**THE RECORDS**
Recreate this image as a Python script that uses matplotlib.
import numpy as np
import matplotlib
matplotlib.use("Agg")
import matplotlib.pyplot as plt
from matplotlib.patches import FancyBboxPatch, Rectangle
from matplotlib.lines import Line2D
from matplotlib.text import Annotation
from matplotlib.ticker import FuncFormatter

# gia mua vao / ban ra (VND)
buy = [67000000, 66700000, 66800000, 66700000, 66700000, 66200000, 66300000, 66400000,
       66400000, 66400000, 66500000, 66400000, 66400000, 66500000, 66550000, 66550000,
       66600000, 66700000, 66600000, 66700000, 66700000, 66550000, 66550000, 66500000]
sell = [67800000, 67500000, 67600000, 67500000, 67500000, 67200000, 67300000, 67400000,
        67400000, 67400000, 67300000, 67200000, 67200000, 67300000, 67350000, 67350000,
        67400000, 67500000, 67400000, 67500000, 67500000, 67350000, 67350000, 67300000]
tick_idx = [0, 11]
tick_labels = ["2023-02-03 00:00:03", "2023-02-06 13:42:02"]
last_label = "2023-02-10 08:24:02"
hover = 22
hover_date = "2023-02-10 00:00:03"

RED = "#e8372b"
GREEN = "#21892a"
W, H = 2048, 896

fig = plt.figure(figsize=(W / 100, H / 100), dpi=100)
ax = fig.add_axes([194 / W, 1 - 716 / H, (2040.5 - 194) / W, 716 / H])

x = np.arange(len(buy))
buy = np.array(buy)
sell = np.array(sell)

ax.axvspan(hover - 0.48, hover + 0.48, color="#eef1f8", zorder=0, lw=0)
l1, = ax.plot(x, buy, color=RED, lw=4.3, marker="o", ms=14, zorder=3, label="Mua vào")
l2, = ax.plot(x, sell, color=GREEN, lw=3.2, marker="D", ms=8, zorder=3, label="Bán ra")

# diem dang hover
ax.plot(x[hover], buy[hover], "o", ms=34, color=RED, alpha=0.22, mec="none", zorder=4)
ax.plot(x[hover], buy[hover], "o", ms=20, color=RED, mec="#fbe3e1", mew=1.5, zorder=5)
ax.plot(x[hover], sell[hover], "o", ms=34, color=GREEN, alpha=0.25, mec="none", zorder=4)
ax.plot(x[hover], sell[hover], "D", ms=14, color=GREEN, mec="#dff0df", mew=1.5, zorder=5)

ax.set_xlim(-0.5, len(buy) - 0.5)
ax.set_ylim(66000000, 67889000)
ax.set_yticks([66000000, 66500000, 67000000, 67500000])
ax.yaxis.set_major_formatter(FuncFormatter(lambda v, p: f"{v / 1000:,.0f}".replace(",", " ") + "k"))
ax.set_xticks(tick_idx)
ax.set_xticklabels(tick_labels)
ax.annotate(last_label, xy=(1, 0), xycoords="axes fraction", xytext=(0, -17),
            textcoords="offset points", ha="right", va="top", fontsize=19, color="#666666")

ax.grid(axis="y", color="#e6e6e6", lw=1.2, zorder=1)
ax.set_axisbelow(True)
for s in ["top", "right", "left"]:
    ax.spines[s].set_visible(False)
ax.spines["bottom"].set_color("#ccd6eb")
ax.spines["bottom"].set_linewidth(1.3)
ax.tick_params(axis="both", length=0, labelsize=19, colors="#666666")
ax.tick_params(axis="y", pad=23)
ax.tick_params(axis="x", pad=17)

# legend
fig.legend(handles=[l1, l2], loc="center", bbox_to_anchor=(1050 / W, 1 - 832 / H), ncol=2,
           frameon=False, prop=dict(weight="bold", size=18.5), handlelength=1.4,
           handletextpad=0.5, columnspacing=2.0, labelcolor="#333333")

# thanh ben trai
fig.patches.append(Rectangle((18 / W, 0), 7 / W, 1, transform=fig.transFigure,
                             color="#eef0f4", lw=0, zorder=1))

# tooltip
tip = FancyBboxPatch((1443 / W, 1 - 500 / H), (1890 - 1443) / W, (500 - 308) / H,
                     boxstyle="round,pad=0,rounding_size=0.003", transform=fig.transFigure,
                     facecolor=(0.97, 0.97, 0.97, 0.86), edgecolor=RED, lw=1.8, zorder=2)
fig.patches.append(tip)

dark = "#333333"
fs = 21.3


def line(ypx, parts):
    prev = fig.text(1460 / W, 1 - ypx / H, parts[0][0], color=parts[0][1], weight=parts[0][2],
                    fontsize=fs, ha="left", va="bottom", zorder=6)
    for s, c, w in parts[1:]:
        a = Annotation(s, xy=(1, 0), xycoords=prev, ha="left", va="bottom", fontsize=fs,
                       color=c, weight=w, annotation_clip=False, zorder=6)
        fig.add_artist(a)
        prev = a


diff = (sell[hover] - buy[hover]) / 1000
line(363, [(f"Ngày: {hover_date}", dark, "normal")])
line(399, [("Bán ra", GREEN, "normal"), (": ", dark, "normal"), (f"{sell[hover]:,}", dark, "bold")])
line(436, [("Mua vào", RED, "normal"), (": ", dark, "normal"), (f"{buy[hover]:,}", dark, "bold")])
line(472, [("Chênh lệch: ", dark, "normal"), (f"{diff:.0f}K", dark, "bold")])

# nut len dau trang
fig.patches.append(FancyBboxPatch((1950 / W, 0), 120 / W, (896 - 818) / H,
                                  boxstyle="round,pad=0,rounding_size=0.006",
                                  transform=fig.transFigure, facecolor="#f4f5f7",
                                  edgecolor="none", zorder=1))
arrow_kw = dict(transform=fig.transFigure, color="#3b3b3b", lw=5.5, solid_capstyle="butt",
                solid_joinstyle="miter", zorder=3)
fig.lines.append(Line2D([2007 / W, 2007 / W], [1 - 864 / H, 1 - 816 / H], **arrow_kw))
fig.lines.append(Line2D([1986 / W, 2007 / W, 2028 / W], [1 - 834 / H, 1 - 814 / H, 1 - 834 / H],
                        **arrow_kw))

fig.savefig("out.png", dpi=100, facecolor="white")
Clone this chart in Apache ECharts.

**TASK PROMPT**
Copy the records above exactly, from the first line through the line containing "from matplotlib.ticker import FuncFormatter", and include nothing else.

**FULL SOLUTION**
Recreate this image as a Python script that uses matplotlib.
import numpy as np
import matplotlib
matplotlib.use("Agg")
import matplotlib.pyplot as plt
from matplotlib.patches import FancyBboxPatch, Rectangle
from matplotlib.lines import Line2D
from matplotlib.text import Annotation
from matplotlib.ticker import FuncFormatter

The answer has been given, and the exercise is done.